To simply say that an entrepreneur should have ready and competent legal counsel at his disposal is a glaring understatement. Many foreign countries—and China, particularly—can be a litigious minefield for even the savviest businessperson, and for a small entrepreneur, legal challenges in these markets could overwhelmed their personal savings and the finances of his new business. Therefore, it is quite imperative for an entrepreneur to retain legal counsel with a broad wingspan of resources in the market in question. He should also attempt to learn, in advance, as much as he can about the legal terrain of the foreign country, so as to fully understand where, if any, potential liability exposure may reside.

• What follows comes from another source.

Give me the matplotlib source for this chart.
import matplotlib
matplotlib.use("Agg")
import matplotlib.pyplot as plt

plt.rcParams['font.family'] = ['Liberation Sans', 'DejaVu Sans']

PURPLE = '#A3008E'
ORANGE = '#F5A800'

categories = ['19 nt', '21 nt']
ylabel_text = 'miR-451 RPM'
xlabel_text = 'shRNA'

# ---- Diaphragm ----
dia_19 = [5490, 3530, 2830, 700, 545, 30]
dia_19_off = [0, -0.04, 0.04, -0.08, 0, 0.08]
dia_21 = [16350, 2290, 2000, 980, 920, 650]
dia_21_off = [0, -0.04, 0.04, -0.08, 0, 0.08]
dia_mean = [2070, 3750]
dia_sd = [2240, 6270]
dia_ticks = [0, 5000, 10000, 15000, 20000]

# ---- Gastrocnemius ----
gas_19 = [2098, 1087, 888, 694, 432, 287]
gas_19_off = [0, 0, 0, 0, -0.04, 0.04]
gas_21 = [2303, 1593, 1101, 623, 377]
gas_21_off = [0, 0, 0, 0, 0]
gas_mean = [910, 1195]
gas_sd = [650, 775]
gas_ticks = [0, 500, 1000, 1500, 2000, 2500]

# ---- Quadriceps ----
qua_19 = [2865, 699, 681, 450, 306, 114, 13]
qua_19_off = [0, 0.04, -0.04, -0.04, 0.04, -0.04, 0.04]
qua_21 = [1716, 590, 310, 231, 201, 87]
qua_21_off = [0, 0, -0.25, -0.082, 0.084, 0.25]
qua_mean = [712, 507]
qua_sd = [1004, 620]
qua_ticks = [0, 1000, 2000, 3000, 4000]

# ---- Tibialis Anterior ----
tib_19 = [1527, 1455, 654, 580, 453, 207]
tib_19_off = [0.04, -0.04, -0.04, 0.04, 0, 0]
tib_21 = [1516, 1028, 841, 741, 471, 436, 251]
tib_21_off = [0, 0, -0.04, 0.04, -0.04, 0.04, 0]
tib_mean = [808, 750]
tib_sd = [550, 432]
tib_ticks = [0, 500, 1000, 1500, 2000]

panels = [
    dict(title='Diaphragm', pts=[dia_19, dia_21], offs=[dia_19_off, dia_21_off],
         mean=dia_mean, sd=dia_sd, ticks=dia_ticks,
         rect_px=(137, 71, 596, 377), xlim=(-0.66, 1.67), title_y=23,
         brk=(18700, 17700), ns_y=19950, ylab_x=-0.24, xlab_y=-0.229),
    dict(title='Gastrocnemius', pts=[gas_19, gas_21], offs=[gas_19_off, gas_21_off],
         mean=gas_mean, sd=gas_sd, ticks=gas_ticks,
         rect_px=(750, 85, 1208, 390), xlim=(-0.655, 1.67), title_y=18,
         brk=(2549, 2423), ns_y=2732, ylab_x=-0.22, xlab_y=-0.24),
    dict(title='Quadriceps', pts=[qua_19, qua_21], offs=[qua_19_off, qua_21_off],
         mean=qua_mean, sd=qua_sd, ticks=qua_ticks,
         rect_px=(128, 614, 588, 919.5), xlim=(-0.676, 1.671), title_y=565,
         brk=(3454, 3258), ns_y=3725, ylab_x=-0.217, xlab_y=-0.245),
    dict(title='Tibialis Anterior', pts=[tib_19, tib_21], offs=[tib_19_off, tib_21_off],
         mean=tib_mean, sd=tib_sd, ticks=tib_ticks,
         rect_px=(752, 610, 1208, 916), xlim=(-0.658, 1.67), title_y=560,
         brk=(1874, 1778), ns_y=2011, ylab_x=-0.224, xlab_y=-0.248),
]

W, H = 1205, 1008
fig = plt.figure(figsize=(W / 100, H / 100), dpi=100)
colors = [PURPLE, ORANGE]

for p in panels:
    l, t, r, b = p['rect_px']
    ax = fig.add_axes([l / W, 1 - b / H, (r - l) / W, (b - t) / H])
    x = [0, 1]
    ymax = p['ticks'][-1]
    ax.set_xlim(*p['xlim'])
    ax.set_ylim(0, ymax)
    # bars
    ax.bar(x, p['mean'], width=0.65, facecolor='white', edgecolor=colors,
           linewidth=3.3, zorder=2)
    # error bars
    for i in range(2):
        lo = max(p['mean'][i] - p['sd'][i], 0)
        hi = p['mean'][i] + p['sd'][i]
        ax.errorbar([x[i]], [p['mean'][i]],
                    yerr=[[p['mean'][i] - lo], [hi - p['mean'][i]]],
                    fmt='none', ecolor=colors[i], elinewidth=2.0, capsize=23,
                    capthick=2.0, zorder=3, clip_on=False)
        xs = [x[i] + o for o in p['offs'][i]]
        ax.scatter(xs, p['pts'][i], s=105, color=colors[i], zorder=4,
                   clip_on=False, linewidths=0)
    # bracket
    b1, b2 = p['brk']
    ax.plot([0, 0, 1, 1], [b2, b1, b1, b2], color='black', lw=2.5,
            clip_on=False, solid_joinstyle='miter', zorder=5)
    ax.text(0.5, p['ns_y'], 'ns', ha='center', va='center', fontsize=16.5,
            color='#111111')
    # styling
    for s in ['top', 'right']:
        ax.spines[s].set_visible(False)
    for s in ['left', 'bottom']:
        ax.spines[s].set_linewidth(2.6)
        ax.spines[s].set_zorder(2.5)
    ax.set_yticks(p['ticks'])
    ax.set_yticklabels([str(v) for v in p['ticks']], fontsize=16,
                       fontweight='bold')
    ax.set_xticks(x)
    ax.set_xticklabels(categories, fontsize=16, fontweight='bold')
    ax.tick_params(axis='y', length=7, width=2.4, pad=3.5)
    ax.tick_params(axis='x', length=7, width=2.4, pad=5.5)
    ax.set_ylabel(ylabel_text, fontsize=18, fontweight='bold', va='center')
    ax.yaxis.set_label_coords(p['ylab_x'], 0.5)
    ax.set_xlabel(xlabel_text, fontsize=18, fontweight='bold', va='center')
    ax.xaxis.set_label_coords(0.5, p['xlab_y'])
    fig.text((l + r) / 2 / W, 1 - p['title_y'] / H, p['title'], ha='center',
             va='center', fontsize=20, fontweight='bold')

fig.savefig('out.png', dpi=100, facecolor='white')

What’s more, it is important to have a clear picture of how intellectual-property rights are protected in the foreign country. China poses an interesting case, inasmuch as its overall handling of the shanzhai phenomenon has been spotty, yet foreign firms have still elected to outsource to this country. The proper treatment of intellectual property had not always been a matter of serious interest in this country. In fact, it was not until 1992 that the Chinese entered into a Memorandum of Understanding with the United States, wherein China agreed to acknowledge the trademarks and patents of companies filed in the U.S., and in doing so, agreed to provide similar protections against the infringement of those works within its borders. That language was largely codified into law in 1996 with the signing of the Sino-U.S. Agreement on Intellectual Property Rights. Suffice it to say, though, the law did little to reduce infringements, and the intellectual-property arena remains as murky and troublesome as ever in China.

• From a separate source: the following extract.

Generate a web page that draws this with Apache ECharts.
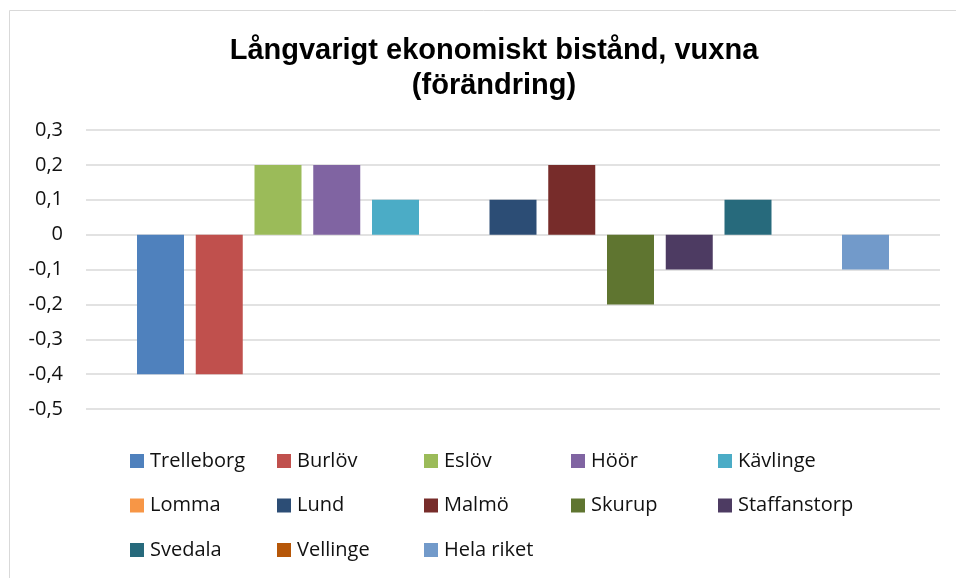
<!DOCTYPE html>
<html lang="sv">
<head>
<meta charset="utf-8">
<script src="https://cdn.jsdelivr.net/npm/echarts@6/dist/echarts.min.js"></script>
<style>
  html, body { margin: 0; padding: 0; background: #fff; }
  #chart { width: 956px; height: 578px; }
</style>
</head>
<body>
<div id="chart"></div>
<script type="text/javascript">
    var names = ['Trelleborg', 'Burlöv', 'Eslöv', 'Höör', 'Kävlinge',
                 'Lomma', 'Lund', 'Malmö', 'Skurup', 'Staffanstorp',
                 'Svedala', 'Vellinge', 'Hela riket'];
    var values = [-0.4, -0.4, 0.2, 0.2, 0.1, 0, 0.1, 0.2, -0.2, -0.1, 0.1, 0, -0.1];
    var colors = ['#4F81BD', '#C0504D', '#9BBB59', '#8064A2', '#4BACC6',
                  '#F79646', '#2C4D75', '#772C2A', '#5F7530', '#4D3B62',
                  '#276A7C', '#B65708', '#729ACA'];

    var myChart = echarts.init(document.getElementById('chart'));

    var series = [];
    var legends = [];
    for (var i = 0; i < names.length; i++) {
        series.push({
            name: names[i],
            type: 'bar',
            data: [values[i]],
            barWidth: 47,
            barGap: '25%',
            itemStyle: { color: colors[i] }
        });
        // legend laid out as a 5-column grid, like Excel does
        legends.push({
            data: [names[i]],
            left: 130 + (i % 5) * 147,
            top: 449 + Math.floor(i / 5) * 44.5,
            icon: 'rect',
            itemWidth: 14,
            itemHeight: 14,
            itemGap: 0,
            padding: 0,
            textStyle: {
                fontFamily: 'Open Sans',
                fontSize: 20,
                lineHeight: 24,
                color: '#111',
                padding: [0, 0, 0, 1]
            }
        });
    }

    var option = {
        animation: false,
        title: {
            text: 'Långvarigt ekonomiskt bistånd, vuxna\n(förändring)',
            left: 489,
            textAlign: 'center',
            top: 28,
            textStyle: {
                fontFamily: 'Liberation Sans',
                fontWeight: 'bold',
                fontSize: 29,
                lineHeight: 35,
                color: '#000'
            }
        },
        graphic: [{
            type: 'rect',
            shape: { x: 9.5, y: 10.5, width: 960, height: 580 },
            style: { fill: 'none', stroke: '#d9d9d9', lineWidth: 1 }
        }],
        legend: legends,
        grid: { left: 86, right: 16, top: 130, bottom: 169 },
        xAxis: {
            type: 'category',
            data: [''],
            axisLine: { show: false },
            axisTick: { show: false },
            axisLabel: { show: false }
        },
        yAxis: {
            type: 'value',
            min: -0.5,
            max: 0.3,
            interval: 0.1,
            axisLine: { show: false },
            axisTick: { show: false },
            splitLine: { lineStyle: { color: '#d9d9d9', width: 1.5 } },
            axisLabel: {
                margin: 23,
                fontFamily: 'Open Sans',
                fontSize: 20,
                color: '#111',
                formatter: function (v) {
                    var r = Math.round(v * 10) / 10;
                    return String(r).replace('.', ',');
                }
            }
        },
        series: series
    };

    myChart.setOption(option);
</script>
</body>
</html>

Part of the problem in China exists in its patent framework, while another part of the problem is owing to the manner in which culture and biases trump the rule of law. First, China splits its patents into three significant types: invention patents (which, until recently, were only available for product made and originally made in China); utility model patents (which protect the shape, structure, and composition of a good for a period of ten years); and design patents (which, of course, only protect designs). In order to enforce these patents, officials in China deploy a “double-track” system that allows an aggrieved party to challenge an infringement through administrative channels or a judicial course of action via the courts. While the administrative approach may seem less costly, it can be tremendously time-consuming with no assurance of resolution. Meanwhile, costs notwithstanding, the courts pose their own hurdles. In 2004, the number of patent lawsuits filed in Chinese courts stood at just over 2000, but by the end of 2008, that number rose to 8000, creating a backlog of cases threatening to overwhelm an already-burdened system. Complimenting this, though, is a problem deeply rooted in xenophobia. Judges have shown suspicious deference for local companies, and since many of these judges do not consistently write or publish their rulings, it is often impossible to determine the motivations behind their decisions.

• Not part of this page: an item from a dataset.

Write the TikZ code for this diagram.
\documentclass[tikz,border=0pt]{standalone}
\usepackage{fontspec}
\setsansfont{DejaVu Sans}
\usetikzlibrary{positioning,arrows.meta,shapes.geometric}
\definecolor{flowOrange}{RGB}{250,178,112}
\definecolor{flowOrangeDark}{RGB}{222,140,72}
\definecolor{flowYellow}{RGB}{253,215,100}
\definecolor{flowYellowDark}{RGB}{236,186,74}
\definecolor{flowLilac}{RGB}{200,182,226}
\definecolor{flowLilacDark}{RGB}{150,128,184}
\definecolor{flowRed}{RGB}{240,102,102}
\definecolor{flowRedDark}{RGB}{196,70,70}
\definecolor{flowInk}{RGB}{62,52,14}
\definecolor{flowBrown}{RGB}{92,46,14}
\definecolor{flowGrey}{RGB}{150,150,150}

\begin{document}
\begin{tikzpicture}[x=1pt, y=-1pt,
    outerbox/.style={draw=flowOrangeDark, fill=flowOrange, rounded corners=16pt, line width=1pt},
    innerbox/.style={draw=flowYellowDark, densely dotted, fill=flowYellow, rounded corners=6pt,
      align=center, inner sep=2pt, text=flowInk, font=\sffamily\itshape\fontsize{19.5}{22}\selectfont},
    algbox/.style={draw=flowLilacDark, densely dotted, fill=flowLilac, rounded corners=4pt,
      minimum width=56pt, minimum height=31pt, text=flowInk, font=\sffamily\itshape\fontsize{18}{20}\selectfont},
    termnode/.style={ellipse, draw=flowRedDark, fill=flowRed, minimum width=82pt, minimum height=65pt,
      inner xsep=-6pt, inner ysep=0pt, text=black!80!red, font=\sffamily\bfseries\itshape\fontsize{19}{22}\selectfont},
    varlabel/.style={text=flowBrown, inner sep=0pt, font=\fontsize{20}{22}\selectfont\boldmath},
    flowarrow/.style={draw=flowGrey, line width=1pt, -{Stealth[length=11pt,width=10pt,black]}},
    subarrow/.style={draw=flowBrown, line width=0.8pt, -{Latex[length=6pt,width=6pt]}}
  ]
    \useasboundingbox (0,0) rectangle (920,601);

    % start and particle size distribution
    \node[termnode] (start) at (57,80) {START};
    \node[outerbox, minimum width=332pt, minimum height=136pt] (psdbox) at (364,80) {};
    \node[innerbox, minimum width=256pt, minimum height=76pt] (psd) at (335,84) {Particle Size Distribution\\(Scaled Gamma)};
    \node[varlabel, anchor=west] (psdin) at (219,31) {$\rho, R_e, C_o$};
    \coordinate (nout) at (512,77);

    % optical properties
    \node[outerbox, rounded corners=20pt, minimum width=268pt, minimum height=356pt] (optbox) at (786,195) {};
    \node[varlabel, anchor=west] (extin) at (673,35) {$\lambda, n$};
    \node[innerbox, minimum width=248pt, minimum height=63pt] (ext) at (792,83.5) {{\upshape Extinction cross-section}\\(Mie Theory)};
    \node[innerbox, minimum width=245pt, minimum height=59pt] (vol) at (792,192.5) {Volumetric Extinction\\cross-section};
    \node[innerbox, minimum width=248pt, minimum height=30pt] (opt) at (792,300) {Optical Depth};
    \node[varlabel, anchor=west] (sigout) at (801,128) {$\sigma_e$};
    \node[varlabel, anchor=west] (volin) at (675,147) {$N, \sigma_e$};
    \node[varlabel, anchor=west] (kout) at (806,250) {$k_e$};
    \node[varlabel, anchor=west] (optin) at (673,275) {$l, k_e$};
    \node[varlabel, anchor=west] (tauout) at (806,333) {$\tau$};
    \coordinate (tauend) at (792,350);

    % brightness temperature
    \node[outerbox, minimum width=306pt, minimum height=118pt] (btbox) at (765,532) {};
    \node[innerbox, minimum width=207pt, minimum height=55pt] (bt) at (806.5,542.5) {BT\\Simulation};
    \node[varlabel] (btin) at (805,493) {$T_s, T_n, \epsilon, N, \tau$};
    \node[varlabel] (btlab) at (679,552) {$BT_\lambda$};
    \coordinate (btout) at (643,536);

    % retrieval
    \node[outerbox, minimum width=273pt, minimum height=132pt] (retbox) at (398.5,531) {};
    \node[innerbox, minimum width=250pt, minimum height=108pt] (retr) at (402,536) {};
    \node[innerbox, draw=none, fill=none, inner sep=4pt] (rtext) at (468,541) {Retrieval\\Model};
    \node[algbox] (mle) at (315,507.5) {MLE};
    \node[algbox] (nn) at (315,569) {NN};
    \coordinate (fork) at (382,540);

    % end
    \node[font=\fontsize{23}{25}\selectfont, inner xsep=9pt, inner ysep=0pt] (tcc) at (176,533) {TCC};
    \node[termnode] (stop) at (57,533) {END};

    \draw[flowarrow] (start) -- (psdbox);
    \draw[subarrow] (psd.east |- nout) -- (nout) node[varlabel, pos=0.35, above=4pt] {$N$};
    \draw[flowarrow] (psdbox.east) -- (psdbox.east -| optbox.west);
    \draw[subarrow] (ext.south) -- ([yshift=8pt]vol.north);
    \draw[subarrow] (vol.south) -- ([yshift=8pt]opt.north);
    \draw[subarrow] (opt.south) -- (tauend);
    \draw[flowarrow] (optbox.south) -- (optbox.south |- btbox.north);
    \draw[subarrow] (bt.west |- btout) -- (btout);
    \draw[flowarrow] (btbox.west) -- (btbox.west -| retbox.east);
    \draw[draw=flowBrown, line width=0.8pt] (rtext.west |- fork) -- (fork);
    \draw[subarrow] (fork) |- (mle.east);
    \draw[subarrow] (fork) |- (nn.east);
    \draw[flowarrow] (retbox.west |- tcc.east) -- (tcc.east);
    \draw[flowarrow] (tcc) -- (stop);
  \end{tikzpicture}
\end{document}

For all of these reasons and others, an entrepreneur should follow the lead of larger businesses, who elect to fight infringement cases, when or if the opportunities ever present themselves, in the United States or other countries with more transparent courts and histories of upholding the rule-of-law, rather than places like China.
The outsourcing of goods can, of course, saves many businesses significantly on production costs, while increasing the margins on those businesses’ products. This fact has proven itself true for companies as large as General Motors in Detroit and as small as an industrial clamp maker in South Texas. But what is also true is that both businesses face the risk of losing their intellectual property to the shadowy side of manufacturing in a place like China, where counterfeiting has become a lucrative business. For this reason, like their larger counterpart, small entrepreneurs must do everything they can to protect their intellectual property. The high points shared in this missive are a good first step in that process.